Выбрать страницу

Агрессивность, социальность, стратегия

Обе мои бабки еще до революции окончили с золотой медалью гимназию, дед имел два диплома о высшем образовании — как химик и фармацевт и владел небольшой парфюмерной фабрикой, но мой отец, защитив диссертацию, получил в конце 50-х квартиру на Малой Охте, и у меня было трудное детство. Половина учеников в 151-й школе на Республиканской улице приходила из деревни Яблоновка, что располагалась за кольцом автобуса номер 5. Меня много били, я учился драться, занимался боксом и самбо, уже потом культуризмом и даже преподавал каратэ, но мой характер закалялся в дворовых драках, где я почти всегда терпел поражение, пока летом между восьмым и девятым классом не вырос сразу на 18 сантиметров и научился никогда и никому не уступать. Порой бывало очень страшно, но как только я понял, что в некоторых ситуациях достоинство важнее опозоренной страхом жизни, то сразу стал представлять собой достаточно опасный инструмент для тех, кто решался проверить его на прочность.
Малоохтенскую жесткость, готовность к отпору и мгновенному переходу с клавиатуры интеллигентного общения на более распространенный язык типа: «А тебе, бля, падло, чего надо?» — я принес в 30-ю школу, но здесь это было лишним. Никаких драк, вызовов в туалет или на улицу для выяснения отношений, абсолютно комфортная психологическая обстановка без какого-либо намека на культ силы или агрессивность. Спортивный азарт реализовывался в матбоях и олимпиадах, а бурлящая подростковая энергия уходила на решение задач с двумя или тремя блоками и истекала при поиске формулы напряженности электрического поля. За два года я сумел подраться лишь один раз, во время классного вечера, с незнакомым парнем из 10-го класса, когда вместе с Володей Трофимовым мы, предварительно выпив, разгоряченные атмосферой праздника, весело сбегали по лестнице и я случайно задел плечом старшеклассника, лица которого естественно, не помню. Все произошло мгновенно, слово за слово, и я уже наносил и получал удары, пока вмешательство Вовы Трофимова не положило этому конец. Мужские дела, ничего страшного.
Нельзя сказать, что агрессивности не существовало даже в потенции: шуточки, особенно по поводу тех, кто был слабее или не нравился, бывали порой жестковаты. Но эти координаты — сильный-слабый — были намечены как бы пунктиром, почти незаметном на общем фоне чисто интеллектуального соперничества.
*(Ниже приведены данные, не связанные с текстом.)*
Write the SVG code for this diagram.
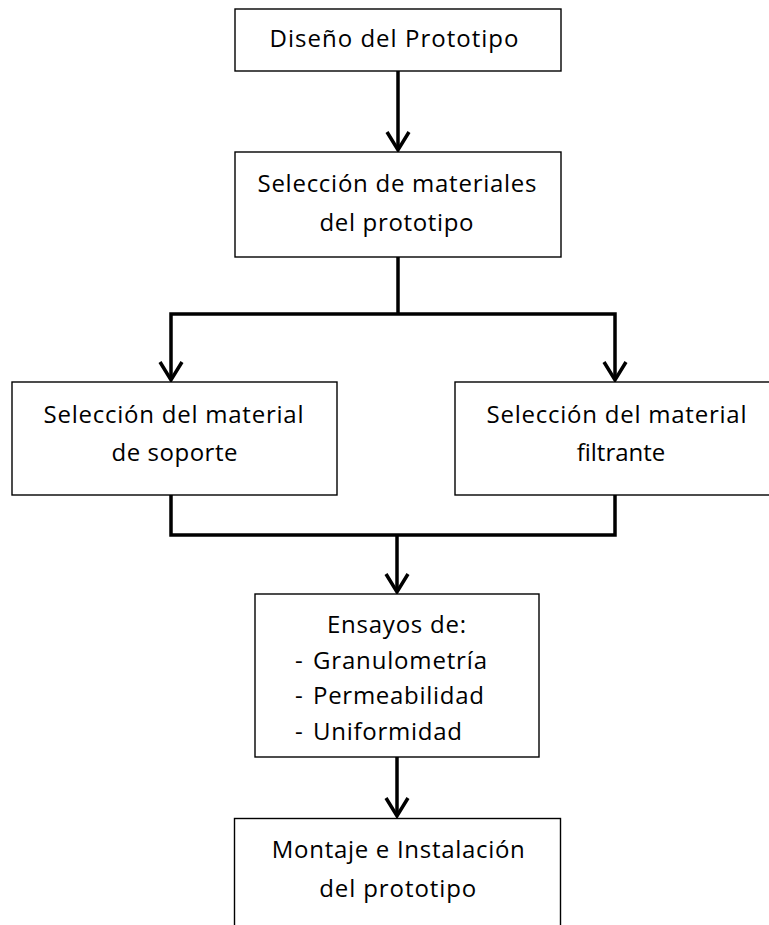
<svg xmlns="http://www.w3.org/2000/svg" width="769" height="925" viewBox="0 0 769 925">
<style>
.box{fill:#fff;stroke:#000;stroke-width:1.4}
.t{font-family:"Open Sans","Noto Sans","Liberation Sans",sans-serif;font-size:24px;fill:#000;font-variant-ligatures:none}
.c{text-anchor:middle}
.ln{fill:none;stroke:#000;stroke-width:3.5}
.ah{fill:none;stroke:#000;stroke-width:3.5;stroke-linejoin:miter}
</style>
<rect width="769" height="925" fill="#fff"/>
<g id="connectors">
<path class="ln" d="M398,71 V150"/>
<path class="ah" d="M387,132 L398,150 L409,132"/>
<path class="ln" d="M398,257 V314"/>
<path class="ln" d="M171,380 V314 H615 V380"/>
<path class="ah" d="M160,362 L171,380 L182,362"/>
<path class="ah" d="M604,362 L615,380 L626,362"/>
<path class="ln" d="M171,495 V535 H615 V495"/>
<path class="ln" d="M397,535 V592"/>
<path class="ah" d="M386,574 L397,592 L408,574"/>
<path class="ln" d="M397,757 V816"/>
<path class="ah" d="M386,798 L397,816 L408,798"/>
</g>
<g id="n1">
<rect class="box" x="235" y="9" width="326" height="62"/>
<text class="t c" x="394" y="47" textLength="249">Diseño del Prototipo</text>
</g>
<g id="n2">
<rect class="box" x="235" y="152" width="326" height="105"/>
<text class="t c" x="397" y="192" textLength="279">Selección de materiales</text>
<text class="t c" x="396.5" y="230.5" textLength="154">del prototipo</text>
</g>
<g id="n3">
<rect class="box" x="12" y="382" width="325" height="113"/>
<text class="t c" x="173.5" y="422.5" textLength="260">Selección del material</text>
<text class="t c" x="174.5" y="461" textLength="126">de soporte</text>
</g>
<g id="n4">
<rect class="box" x="455" y="382" width="340" height="113"/>
<text class="t c" x="616.5" y="422.5" textLength="260">Selección del material</text>
<text class="t c" x="621" y="461">filtrante</text>
</g>
<g id="n5">
<rect class="box" x="255" y="594" width="284" height="163"/>
<text class="t c" x="396.5" y="633" textLength="139">Ensayos de:</text>
<text class="t" x="295" y="669">- <tspan x="313" textLength="174">Granulometría</tspan></text>
<text class="t" x="295" y="704">- <tspan x="313" textLength="171">Permeabilidad</tspan></text>
<text class="t" x="295" y="740">- <tspan x="313" textLength="149">Uniformidad</tspan></text>
</g>
<g id="n6">
<rect class="box" x="234.5" y="818.5" width="326" height="140"/>
<text class="t c" x="398.3" y="858" textLength="253">Montaje e Instalación</text>
<text class="t c" x="397.7" y="896.5" textLength="157">del prototipo</text>
</g>
</svg>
Сама камерная атмосфера школьной жизни гасила примитивные, хотя и естественные порывы к самоутверждению на уровне физического превосходства. Да и то обстоятельство, что школа состояла только из девятых и десятых классов, то есть была более-менее однородна по возрасту и манере поведения, не давало раскрутиться механизму мальчишеской жестокости. Из отвратительных случаев, когда сильный мучил слабого, знаю только об одном. На выпускном вечере здоровенный, толстый парень из 10-5, с простонародным лицом и характерным прозвищем Слон, с трудом доучившийся до конца, избил — в рамках ритуала «выписки» знакомого тем, кто бывал в пионерлагерях, — низкорослого мальчишку из 10-4. Кажется, это не сошло ему с рук, его то ли лишили аттестата, то ли как-то иначе наказали.
Но в основном в «тридцатке» учились дети из благополучных и более-менее обеспеченных семей. О родителях говорить было не принято, о том, кто, откуда и куда, мы узнали уже позже, но о социальном уровне можно было догадаться хотя бы по стилю поведения. Отец Тамарки Берсеньевой решил подарить картину, кажется Айвазовского, президенту Франции Помпиду, когда он впервые приехал к нам. Не помню, разрешили ему сделать столь необычный для частного лица подарок или нет. Но в заполненной картинами квартире и на даче Томки Берсеньевой, милой, симпатичной, с какими-то плавными движениями девчонки (она шла и рукой с отставленными пальцами как бы повторяла обобщенные очертания своей задницы), мы отмечали наши первые Новые года и праздники. Отец Вовки Преснякова был, как тогда говорили, ответственный работник и чудесно пел романс «Нет, не тебя так сильно я люблю» под фортепьянный аккомпанемент сына.
Хотя сейчас, в полном противоречии с тем, как думал раньше, я считаю, что с детства привычный социальный комфорт, конечно, способствует становлению хорошего вкуса, но препятствует распрямлению тугой пружины яростного преодоления «нормы». И дело не только в том, что достаток — консервативные рамки, в которых так легко застрять навсегда, ибо желание перебраться через них не стимулируется социальной неудовлетворенностью. Сам вкус к хорошей и правильной жизни — основа традиционализма, плодотворного в период хаоса, но приобретает характер тормоза, эстетической и психологической глухоты, когда способность слышать «шум времени» становится условием не только выживания, но и полноценной самореализации.
Тот, кто много имеет, порой больше стремится сохранить и не потерять, нежели приобрести. Грузом, мешающим взлететь и оглядеться окрест, увидев то, что иначе увидеть нельзя, могут быть не только деньги, но и талант, инерция воплощения которого подчас избирает настолько узкую колею, что человек становится узником раз и навсегда выбранного пути. А что такое обучение в 30-й школе, как не ускорение? Это так — одно из предварительных замечаний, касающихся не только «тридцатки», но и любого замкнутого и элитарного сообщества. Многие ее выпускники хотели бы унести школу с собой, как панцирь черепахи, потому что комфортно чувствовали себя только внутри ее точных и логически понятных законов. Увы, это оказалось невозможно. И не случайно многие выпускники возвращаются в школу, чтобы преподавать в ней, воспроизводить, репродуцировать атмосферу традиционного интеллектуального комфорта и вечно дышать ею. Потому что за дверьми школы начинался и начинается до сих пор мир, более похожий не на 30-ю, а на 151-ю школу, где меня били и учили приемам выживания. И я до сих пор благодарен за жестокую науку своему советскому детству на Республиканской улице.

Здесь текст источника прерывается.